Lo scritto di papa Ratzinger – mai come in questo caso assolutamente suo: a un certo punto si legge un "io sono convinto" del tutto inusuale per il testo di un'enciclica – è per una buona parte la ricognizione nel campo della storia delle idee delle cause che hanno portato all'espulsione della speranza cristiana dal mondo a opera specialmente del binomio scienza-libertà. Per ribadire naturalmente che però né la scienza, né le sempre parziali realizzazioni politiche della libertà saranno mai in grado di soddisfare il bisogno di giustizia e di amore che si agita in ogni essere umano e che è invece la sostanza della speranza cristiana, garantita da Dio ai credenti: "solo Dio può creare la giustizia", così come solo l'amore può bilanciare la cupa "sofferenza dei secoli".

Anche chi è privo della fede, come me, non fa fatica a convenire sull'esistenza di questo irreparabile "di più" che la storia umana priva di Dio non riuscirà mai a colmare.

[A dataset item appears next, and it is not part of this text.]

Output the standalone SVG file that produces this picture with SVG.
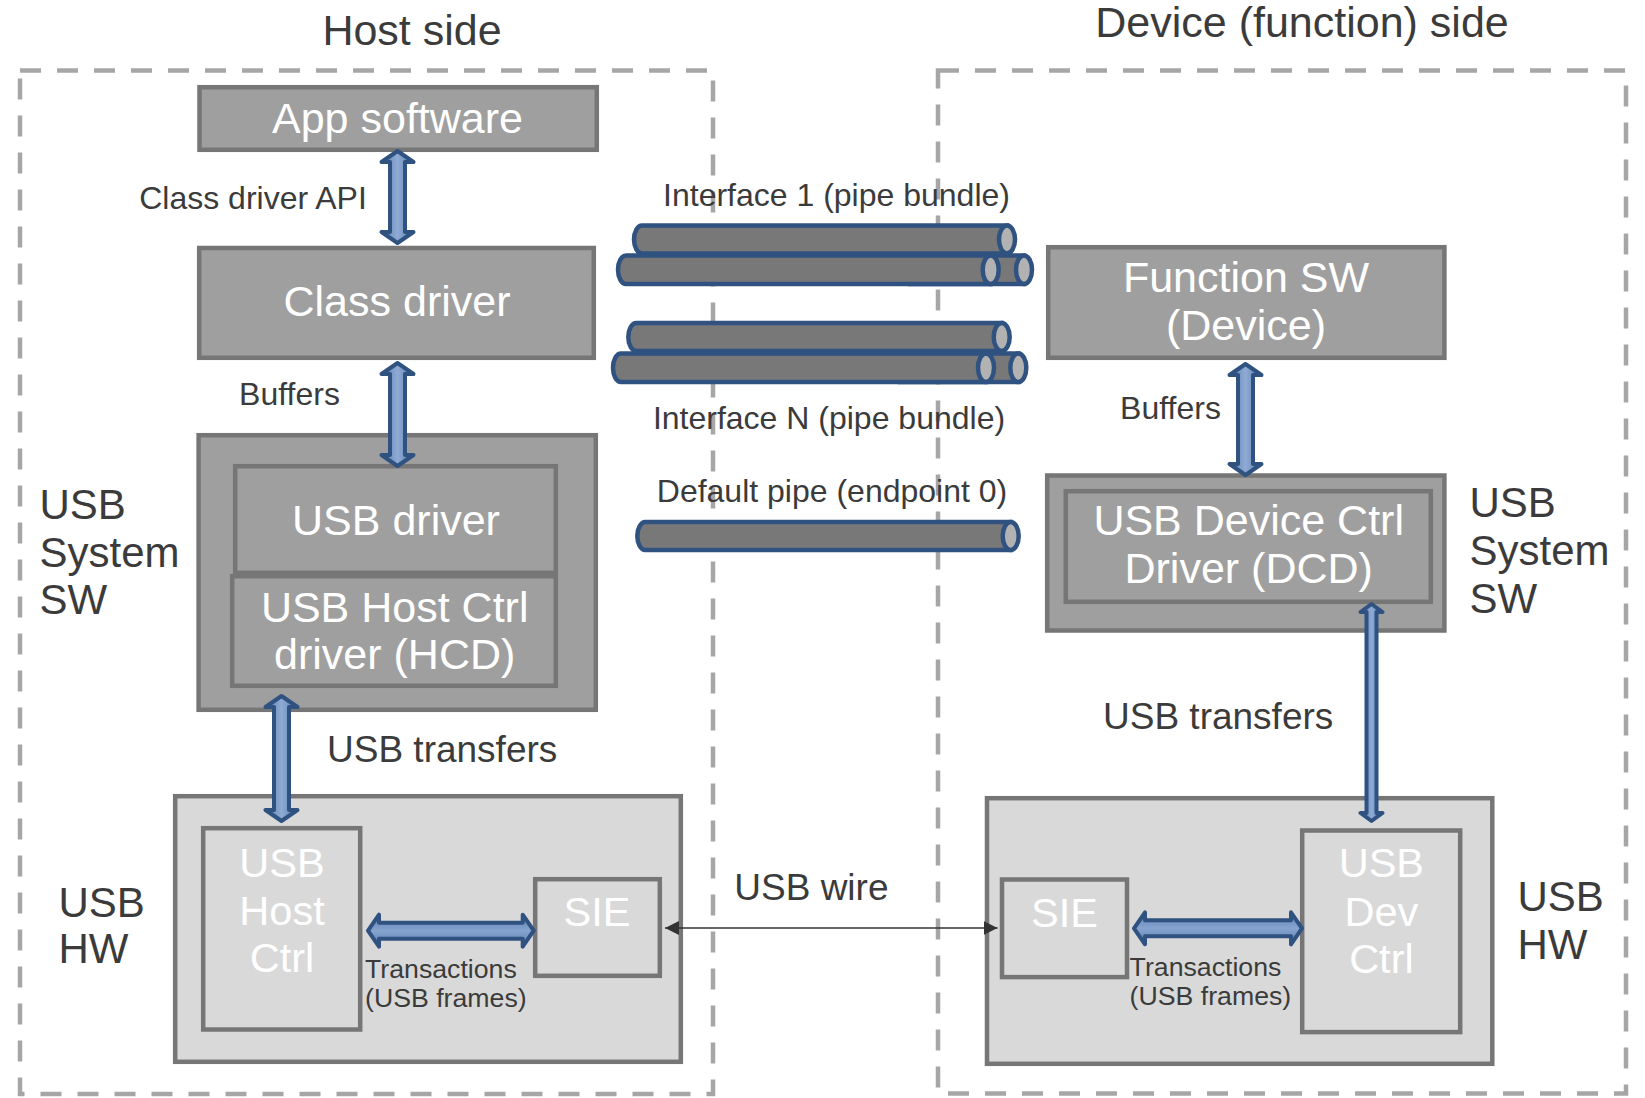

Ma questo accordo – che non ha né vuole avere nulla di formale, e del resto dovrebbe essere nella sostanza quasi scontato – non può mettere a tacere un'osservazione critica che investe l'insieme dell'analisi dell'enciclica, pure così convincente in molti passaggi: perché la storia dell'Occidente cristiano è andata così? Perché essa sembra concludersi con uno scacco della religione che pure l'ha così intimamente forgiata?

La risposta sta forse in quella che a un certo punto – l'ho già ricordato – l'enciclica stessa chiama la necessaria "autocritica del cristianesimo moderno": indicazione alla quale però non viene dato alcun seguito.

Mi domando se sia lecito aspettarsi da Benedetto XVI ciò che avremmo senz'altro chiesto al professor Ratzinger. Non lo so. Ma sono certo che se mai in un domani il pontefice volesse far sentire la sua voce per rispondere a questo interrogativo, quella voce susciterebbe forse un'eco non destinata a spegnersi nel tempo.